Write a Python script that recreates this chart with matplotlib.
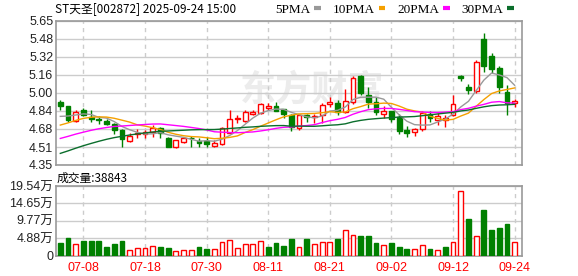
import matplotlib
matplotlib.use("Agg")
import matplotlib.pyplot as plt
import numpy as np
import pandas as pd
from matplotlib.lines import Line2D

plt.rcParams['font.family'] = ['Liberation Sans', 'Noto Sans CJK SC']

# --- data (ST天圣 002872, daily, 2025-07-03 .. 2025-09-24) ---
dates = pd.bdate_range("2025-07-03", "2025-09-24")
opens = [4.916, 4.883, 4.747, 4.846, 4.780, 4.762, 4.747, 4.720, 4.666, 4.569,
         4.627, 4.630, 4.650, 4.681, 4.596, 4.515, 4.560, 4.598, 4.567, 4.570,
         4.524, 4.537, 4.641, 4.765, 4.750, 4.810, 4.822, 4.862, 4.885, 4.853,
         4.800, 4.681, 4.800, 4.780, 4.801, 4.900, 4.913, 4.831, 4.922, 5.153,
         4.982, 4.922, 4.808, 4.837, 4.786, 4.666, 4.650, 4.672, 4.810, 4.756,
         4.756, 4.801, 5.153, 5.050, 5.020, 5.487, 5.337, 5.223, 5.006, 4.907]
highs = [4.934, 4.886, 4.850, 4.867, 4.846, 4.795, 4.762, 4.726, 4.672, 4.636,
         4.672, 4.666, 4.715, 4.696, 4.600, 4.580, 4.605, 4.610, 4.590, 4.600,
         4.578, 4.696, 4.846, 4.800, 4.846, 4.846, 4.907, 4.907, 4.920, 4.860,
         4.810, 4.810, 4.810, 4.810, 4.907, 4.967, 4.937, 5.040, 5.150, 5.160,
         5.050, 4.967, 4.883, 4.840, 4.810, 4.700, 4.681, 4.840, 4.840, 4.816,
         4.800, 4.982, 5.163, 5.080, 5.300, 5.540, 5.360, 5.240, 5.070, 4.943]
lows = [4.846, 4.740, 4.735, 4.795, 4.740, 4.717, 4.711, 4.627, 4.515, 4.560,
        4.591, 4.596, 4.606, 4.596, 4.510, 4.505, 4.550, 4.515, 4.515, 4.515,
        4.515, 4.530, 4.636, 4.731, 4.740, 4.800, 4.810, 4.850, 4.835, 4.770,
        4.660, 4.670, 4.740, 4.730, 4.727, 4.876, 4.800, 4.817, 4.900, 4.980,
        4.862, 4.800, 4.771, 4.740, 4.632, 4.600, 4.615, 4.660, 4.740, 4.710,
        4.696, 4.790, 5.110, 4.990, 5.000, 5.190, 5.183, 5.000, 4.801, 4.871]
closes = [4.885, 4.756, 4.826, 4.801, 4.763, 4.754, 4.723, 4.669, 4.582, 4.614,
          4.636, 4.645, 4.681, 4.636, 4.515, 4.576, 4.590, 4.592, 4.550, 4.540,
          4.551, 4.681, 4.762, 4.770, 4.826, 4.831, 4.898, 4.883, 4.840, 4.808,
          4.696, 4.800, 4.780, 4.795, 4.892, 4.920, 4.831, 4.928, 5.133, 4.997,
          4.922, 4.831, 4.837, 4.763, 4.660, 4.636, 4.675, 4.817, 4.771, 4.792,
          4.771, 4.898, 5.138, 5.027, 5.277, 5.243, 5.217, 5.050, 4.907, 4.930]
volumes = [35000, 48000, 31000, 42000, 42000, 40000, 25000, 31000, 40000, 16000,
           22000, 22000, 27000, 23000, 20000, 13000, 16000, 16000, 23000, 17000,
           19000, 39000, 44000, 22000, 33000, 33000, 42000, 25000, 34000, 28000,
           45000, 25000, 45000, 31000, 39000, 39000, 45000, 73000, 59000, 54000,
           54000, 34000, 30000, 34000, 25000, 17000, 19000, 30000, 17000, 16000,
           25000, 39000, 180000, 102000, 56000, 127000, 71000, 76000, 88000, 38843]
# closes before the window, estimated from where the MA lines start on the left edge
pre_closes = [4.08, 4.10, 4.12, 4.15, 4.17, 4.19, 4.21, 4.23, 4.26, 4.34,
              4.38, 4.42, 4.45, 4.43, 4.47, 4.50, 4.48, 4.50, 4.52, 4.54,
              4.56, 4.60, 4.62, 4.66, 4.72, 4.74, 4.78, 4.75, 4.79]
ma_periods = [5, 10, 20, 30]
price_ticks = ["4.35", "4.51", "4.68", "4.84", "5.00", "5.16", "5.32", "5.48", "5.65"]
vol_ticks = ["0", "4.88万", "9.77万", "14.65万", "19.54万"]

RED, GREEN = "#ff0000", "#008000"
MA_COLORS = ["#999999", "#f5a000", "#ff00ff", "#0b6e2c"]
GRID = "#cccccc"
FRAME = "#999999"

o = np.array(opens); h = np.array(highs); l = np.array(lows); c = np.array(closes)
v = np.array(volumes)
x = np.arange(len(c))
up = c >= o
prev = np.concatenate([[o[0]], c[:-1]])
vup = c >= prev

allc = pd.Series(pre_closes + closes)
mas = [allc.rolling(p).mean().to_numpy()[-len(c):] for p in ma_periods]

fig = plt.figure(figsize=(5.78, 2.76), dpi=100)
W, H = 578, 276
ax = fig.add_axes([56 / W, 1 - 165 / H, 466 / W, 144 / H])
axv = fig.add_axes([56 / W, 1 - 255.5 / H, 466 / W, 69.5 / H])

tick_idx = np.arange(3, len(c), 8)

# candles
ccol = np.where(up, RED, GREEN)
ax.vlines(x, l, h, colors=ccol, lw=1, zorder=2)
bh = np.maximum(np.abs(c - o), 0.004)
ax.bar(x, bh, bottom=np.minimum(o, c), width=0.62,
       color=np.where(up, "white", GREEN), edgecolor=ccol, lw=1, zorder=3)
for m, col in zip(mas, MA_COLORS):
    ax.plot(x, m, color=col, lw=1, zorder=4)

ax.set_ylim(4.35, 5.65)
ax.set_yticks(np.linspace(4.35, 5.65, len(price_ticks)))
ax.set_yticklabels(price_ticks)

# volume
vcol = np.where(vup, RED, GREEN)
axv.bar(x, v, width=0.62, color=np.where(vup, "white", GREEN), edgecolor=vcol,
        lw=1, zorder=3)
vmax = 195400
axv.set_ylim(0, vmax)
axv.set_yticks(np.linspace(0, vmax, len(vol_ticks)))
axv.set_yticklabels(vol_ticks)

for a in (ax, axv):
    a.set_facecolor("none")
    a.set_xlim(-0.56, len(c) - 0.05)
    a.set_xticks(tick_idx)
    a.grid(axis="y", color=GRID, lw=1, ls="-", zorder=0)
    a.grid(axis="x", color=GRID, lw=1, ls=(0, (3, 3)), zorder=0)
    a.set_axisbelow(True)
    for s in a.spines.values():
        s.set_color(FRAME)
        s.set_linewidth(1.2)
    a.tick_params(length=0, labelsize=9, colors="#222222", pad=2)

ax.set_xticklabels([])
axv.set_xticklabels([dates[i].strftime("%m-%d") for i in tick_idx], color=RED)
axv.tick_params(axis="x", pad=5, labelcolor=RED)

# watermark, behind the plot
fig.text(312 / W, 1 - 90 / H, "东方财富", fontsize=26, fontweight="bold",
         color="#ececec", ha="center", va="center", zorder=-1,
         family=["Noto Sans CJK SC"])

fig.text(55 / W, 1 - 9 / H, "ST天圣[002872] 2025-09-24 15:00", fontsize=8.5,
         va="center", ha="left", family=["Noto Sans CJK SC"])
fig.text(57 / W, 1 - 178 / H, f"成交量:{volumes[-1]}", fontsize=8.5,
         va="center", ha="left", family=["Noto Sans CJK SC"])

handles = [Line2D([0], [0], color=col, lw=3, solid_capstyle="butt") for col in MA_COLORS]
fig.legend(handles, [f"{p}PMA" for p in ma_periods], ncol=4, frameon=False,
           markerfirst=False, loc="center right", bbox_to_anchor=(514 / W, 1 - 9.5 / H),
           handlelength=0.5, handletextpad=0.3, columnspacing=0.9, borderaxespad=0,
           borderpad=0, prop={"family": "Liberation Serif", "size": 9.5})

fig.savefig("out.png", dpi=100)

====

DO THIS:
Transcribe the opening line of the listing above, please, and every line after it through the line with "plt.rcParams['font.family'] = ['Liberation", word for word, without pictures.

SOLUTION:
Write a Python script that recreates this chart with matplotlib.
import matplotlib
matplotlib.use("Agg")
import matplotlib.pyplot as plt
import numpy as np
import pandas as pd
from matplotlib.lines import Line2D

plt.rcParams['font.family'] = ['Liberation Sans', 'Noto Sans CJK SC']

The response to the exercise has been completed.